Жизнь после смерти. Возвращенцы - стр. 4
Дошли до конца ряда она спрашивает:
– Точно ничего не хочешь?
– Нет.
Красотка и пропала, а я снова через тоннель полетел. В нем понял, что значит, космическая скорость.
Очнулся, лежу в ванне – кровать водяная в ожоговом. Стена передо мной белая. Вдруг прямо из неё, как в кино, не поверишь, два мужика выходят, блондинистые, как тот парень из барака. Но он одетый был, а на этих только рубахи белые до колен. Подошли ко мне с двух сторон, встали и молчат. Потом один протягивает стакан:
– Пить хочешь?
– Очень хочу. Только взять не могу, руки не двигаются.
Он поднес стакан мне ко рту, я и присосался, будто с рождения не пил. А вода вкусная, холодная. Я пью, она всё не кончается, словно стакан бездонный. Он отнял стакан и у второго спрашивает:
– Хватит что ли?
Тот отвечает:
– Еще чуть-чуть.
Ну, я снова, как из титьки.
– Теперь хватит, – второй говорит.
Стакан и пропал. А они в стенку ушли. Я плаваю, соображаю, не свихнулся ли часом. Но губы-то мокрые и желудок полный, да и весь я полный, будто кровь новую налили. Тут медсестра зашла, я окончательно убедился, что не брежу и не сплю. Сестричка, как увидала, что я очнулся, за врачами побежала. Врач толкует, мол, в рубашке родился, а кожа нарастет. Но я понимаю, что шкуру не зря с меня спустили, было за что. И на «экскурсию» не просто так водили. Только я испытание выдержал: дверь нужную выбрал, ни на какие соблазны не покусился. Обожрался и так уже по самое не хочу, ясно дураку стало, что вкуснее чистой воды – жизни – ничего не бывает.
– Зачем же ты вернулся? Что делать теперь станешь?
– Я точно знаю, что – проводником буду.
– Куда, кого водить станешь?
– Таких же, как сам, потеряшек, чтоб не через трубу, чтобы здесь нашлись.
Алексей – защитник, оберегал пацанов наркоманов в центре реабилитации, как самого себя. Верили они ему, старались, чтобы он им поверил, вывел. Некоторые прошли. Даже если бы один, уже много.
Елена Прекрасная
И будто мало им смерть попрать, они еще служение и место выбирают не из легких.

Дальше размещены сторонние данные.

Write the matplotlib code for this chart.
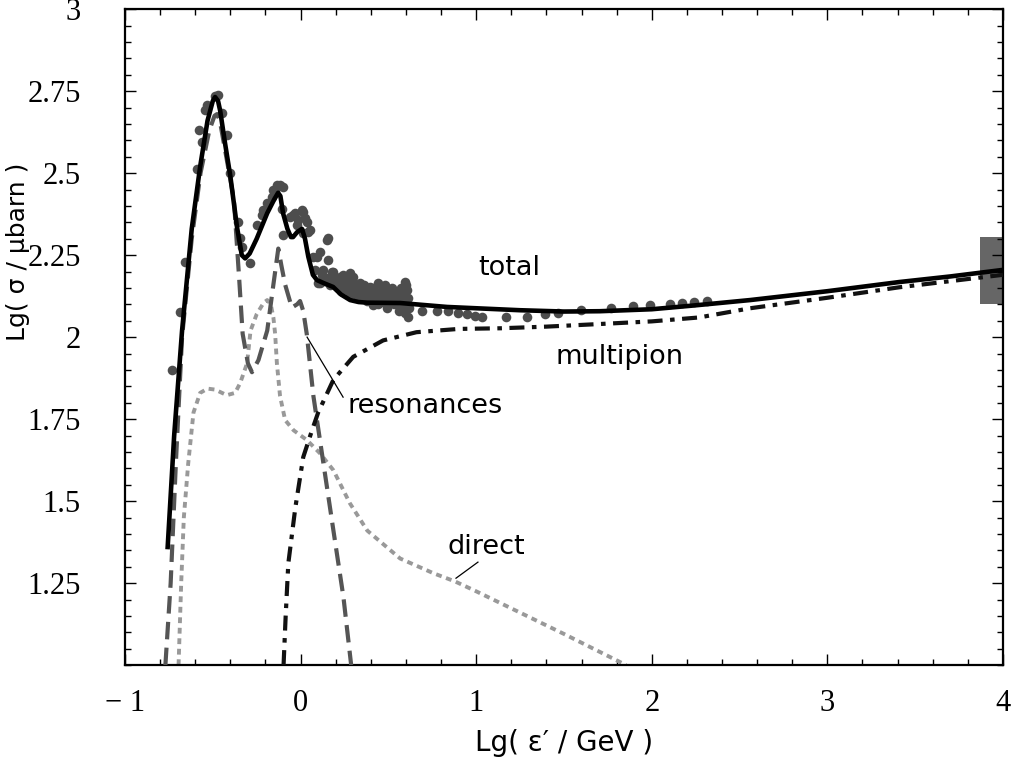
import numpy as np
import matplotlib
matplotlib.use('Agg')
import matplotlib.pyplot as plt
from matplotlib.patches import Rectangle
from matplotlib.ticker import MultipleLocator

# measured photoproduction points (lg eps', lg sigma)
data_x = [-0.732, -0.686, -0.658, -0.589, -0.578, -0.561, -0.544, -0.532, -0.487,
          -0.470, -0.447, -0.419, -0.401, -0.356, -0.345, -0.333, -0.287, -0.248,
          -0.219, -0.214, -0.191, -0.162, -0.157, -0.145, -0.134, -0.117, -0.100,
          -0.105, -0.060, -0.043, -0.031, -0.020, -0.014, 0.009, 0.014, 0.014,
          0.026, 0.037, 0.043, 0.054, -0.100, 0.071, 0.083, 0.094, 0.100, 0.111,
          0.111, 0.128, 0.151, 0.157, 0.157, 0.185, 0.19, 0.21, 0.225, 0.242,
          0.25, 0.265, 0.265, 0.282, 0.299, 0.299, 0.30, 0.32, 0.339, 0.35,
          0.356, 0.36, 0.38, 0.396, 0.40, 0.413, 0.42, 0.441, 0.44, 0.45, 0.46,
          0.470, 0.48, 0.481, 0.49, 0.50, 0.52, 0.527, 0.53, 0.55, 0.56, 0.57,
          0.58, 0.584, 0.595, 0.595, 0.60, 0.60, 0.607, 0.61, 0.612,
          0.12, 0.14, 0.17, 0.20, 0.22, 0.24, 0.27, 0.29, 0.31, 0.33, 0.34,
          0.37, 0.39, 0.41, 0.43, 0.47, 0.51, 0.54, 0.56, 0.59, 0.62, 0.38,
          0.43, 0.48, 0.53, 0.57, 0.28, 0.23, 0.18, 0.15,
          0.692, 0.777, 0.840, 0.897, 0.948, 0.994, 1.034, 1.170, 1.290, 1.392,
          1.466, 1.597, 1.768, 1.894, 1.990, 2.104, 2.172, 2.240, 2.315]
data_y = [1.899, 2.076, 2.229, 2.512, 2.631, 2.595, 2.692, 2.707, 2.735,
          2.738, 2.683, 2.616, 2.500, 2.351, 2.302, 2.274, 2.226, 2.341,
          2.372, 2.387, 2.409, 2.427, 2.448, 2.448, 2.463, 2.463, 2.457,
          2.390, 2.366, 2.372, 2.378, 2.341, 2.357, 2.387, 2.381, 2.317,
          2.363, 2.351, 2.320, 2.326, 2.311, 2.244, 2.204, 2.244, 2.165, 2.259,
          2.165, 2.204, 2.296, 2.235, 2.302, 2.198, 2.18, 2.17, 2.183, 2.189,
          2.16, 2.174, 2.143, 2.195, 2.183, 2.134, 2.16, 2.15, 2.165, 2.14,
          2.122, 2.16, 2.13, 2.152, 2.14, 2.098, 2.12, 2.165, 2.10, 2.13, 2.14,
          2.107, 2.12, 2.159, 2.09, 2.11, 2.15, 2.137, 2.10, 2.12, 2.08, 2.10,
          2.13, 2.091, 2.168, 2.073, 2.10, 2.16, 2.143, 2.06, 2.119,
          2.19, 2.17, 2.16, 2.165, 2.15, 2.17, 2.15, 2.17, 2.13, 2.15, 2.12,
          2.15, 2.12, 2.15, 2.11, 2.13, 2.12, 2.13, 2.14, 2.11, 2.09, 2.11,
          2.13, 2.14, 2.12, 2.15, 2.13, 2.14, 2.20, 2.18,
          2.079, 2.079, 2.079, 2.073, 2.070, 2.064, 2.061, 2.061, 2.061, 2.070,
          2.073, 2.082, 2.088, 2.095, 2.098, 2.101, 2.104, 2.107, 2.110]

# model components
total_x = [-0.757, -0.72, -0.675, -0.62, -0.572, -0.53, -0.50, -0.487, -0.47,
           -0.458, -0.43, -0.40, -0.362, -0.335, -0.316, -0.29, -0.25, -0.19,
           -0.15, -0.128, -0.115, -0.10, -0.075, -0.055, -0.043, -0.02, 0.008,
           0.025, 0.044, 0.07, 0.093, 0.13, 0.185, 0.23, 0.282, 0.33, 0.38,
           0.567, 0.834, 1.0, 1.25, 1.5, 1.705, 2.0, 2.25, 2.56, 3.0, 3.41,
           3.7, 4.0]
total_y = [1.36, 1.70, 2.02, 2.33, 2.52, 2.66, 2.72, 2.732, 2.72,
           2.69, 2.59, 2.49, 2.335, 2.25, 2.24, 2.255, 2.30, 2.378,
           2.42, 2.44, 2.43, 2.378, 2.33, 2.305, 2.305, 2.32, 2.33,
           2.30, 2.245, 2.19, 2.174, 2.165, 2.153, 2.13, 2.113, 2.107, 2.105,
           2.104, 2.092, 2.088, 2.082, 2.078, 2.079, 2.085, 2.097, 2.113, 2.140,
           2.168, 2.185, 2.205]

res_x = [-0.77, -0.74, -0.71, -0.675, -0.62, -0.57, -0.52, -0.49, -0.476,
         -0.46, -0.43, -0.38, -0.35, -0.33, -0.30, -0.277, -0.24, -0.19,
         -0.155, -0.127, -0.11, -0.088, -0.05, -0.02, -0.003, 0.015, 0.035,
         0.073, 0.13, 0.187, 0.244, 0.288]
res_y = [1.0, 1.25, 1.62, 2.0, 2.30, 2.50, 2.63, 2.675, 2.68,
         2.66, 2.57, 2.42, 2.18, 2.01, 1.92, 1.893, 1.93, 2.02,
         2.16, 2.27, 2.22, 2.16, 2.09, 2.10, 2.11, 2.08, 2.01,
         1.82, 1.615, 1.41, 1.207, 1.0]

dir_x = [-0.695, -0.68, -0.665, -0.64, -0.61, -0.572, -0.53, -0.487, -0.42,
         -0.373, -0.344, -0.305, -0.285, -0.25, -0.21, -0.19, -0.17, -0.155,
         -0.145, -0.135, -0.117, -0.088, -0.04, 0.036, 0.11, 0.187, 0.28,
         0.38, 0.567, 0.757, 0.88, 1.0, 1.25, 1.5, 1.854]
dir_y = [1.0, 1.25, 1.45, 1.615, 1.77, 1.83, 1.843, 1.84, 1.823,
         1.83, 1.86, 1.92, 2.02, 2.07, 2.105, 2.113, 2.10, 2.06,
         2.01, 1.92, 1.82, 1.747, 1.716, 1.686, 1.646, 1.594, 1.494,
         1.41, 1.325, 1.28, 1.255, 1.225, 1.16, 1.095, 1.0]

multi_x = [-0.097, -0.085, -0.07, -0.03, 0.015, 0.065, 0.10, 0.187, 0.30,
           0.47, 0.66, 0.9, 1.14, 1.4, 1.705, 2.0, 2.27, 2.56, 3.0, 3.41, 4.0]
multi_y = [1.0, 1.15, 1.31, 1.48, 1.634, 1.716, 1.77, 1.87, 1.94,
           1.99, 2.015, 2.025, 2.027, 2.032, 2.04, 2.048, 2.06, 2.088, 2.12,
           2.152, 2.19]

yticks = [1.25, 1.5, 1.75, 2, 2.25, 2.5, 2.75, 3]
ylabels = ['1.25', '1.5', '1.75', '2', '2.25', '2.5', '2.75', '3']
xticks = [-1, 0, 1, 2, 3, 4]
xlabels = ['\u2212 1', '0', '1', '2', '3', '4']

fig = plt.figure(figsize=(10.13, 7.61), dpi=100)
ax = fig.add_axes([0.1234, 0.126, 0.8667, 0.862])

# error box at the highest energy
ax.add_patch(Rectangle((3.87, 2.1), 0.2, 0.205, color='#666666', lw=0, zorder=1))

ax.plot(dir_x, dir_y, color='#999999', lw=2.8, dashes=(1.5, 1.2), zorder=2)
ax.plot(res_x, res_y, color='#555555', lw=3.0, dashes=(4.2, 2.0), zorder=3)
ax.plot(multi_x, multi_y, color='#111111', lw=3.0, dashes=(3.6, 1.8, 1.1, 1.8), zorder=3)
ax.scatter(data_x, data_y, s=48, color='#4d4d4d', lw=0, zorder=4)
ax.plot(total_x, total_y, color='black', lw=3.3, zorder=5)

lab = dict(family='DejaVu Sans', fontsize=19.5, va='center', ha='left')
ax.text(1.01, 2.21, 'total', **lab)
ax.text(1.45, 1.94, 'multipion', **lab)
ax.text(0.265, 1.79, 'resonances', **lab)
ax.text(0.835, 1.36, 'direct', **lab)
ax.plot([0.037, 0.242], [2.0, 1.817], color='black', lw=0.9, zorder=6)
ax.plot([0.885, 1.01], [1.265, 1.314], color='black', lw=0.9, zorder=6)

ax.set_xlim(-1, 4)
ax.set_ylim(1, 3)
ax.set_xticks(xticks)
ax.set_xticklabels(xlabels, family='Liberation Serif', fontsize=22)
ax.set_yticks(yticks)
ax.set_yticklabels(ylabels, family='Liberation Serif', fontsize=22)
ax.xaxis.set_minor_locator(MultipleLocator(0.2))
ax.yaxis.set_minor_locator(MultipleLocator(0.05))
ax.tick_params(which='both', direction='in', top=True, right=True, width=1)
ax.tick_params(which='major', length=8)
ax.tick_params(which='minor', length=4)
ax.tick_params(axis='x', which='major', pad=17)
ax.tick_params(axis='y', which='major', pad=32)
for s in ax.spines.values():
    s.set_linewidth(1.6)

ax.set_xlabel('Lg( \u03b5\u2032 / GeV )', family='DejaVu Sans', fontsize=20, labelpad=8)
ax.set_ylabel('Lg( \u03c3 / \u03bcbarn )', family='DejaVu Sans', fontsize=18)
ax.yaxis.set_label_coords(-0.108, 0.63)

plt.savefig('out.png', dpi=100)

Калининград странный город, словно специально созданный для чудес. Жизнь в нем течет сонно, вяло, кажется, даже снег падает, как в замедленном кадре. Сглаженные, вечно бледные от малого сумеречного света лица, неспешная речь, умеренные движения – все вымогает взрыва, протеста. Там даже речке невмоготу – течет от моря. В нём я встретила Елену – ясновидящую. Ясно видящую происходящее, прошлое, будущее и людей, буквально, насквозь.
До смерти Лена работала не то швеёй, не то продавцом, она и сама плохо помнила. Жизнь серая, промозглая, скучная – работа, дом – зарастила тем же бледно-зеленым мхом, что на хмурых городских деревьях, девичьи мечты и надежды. В конце концов, придавила, словно толщей ледяной свинцовой балтийской воды, болезнью. Желчный пузырь не выдержал тяжести Лениных обид, разочарований, разорвался, случился перитонит, и она умерла.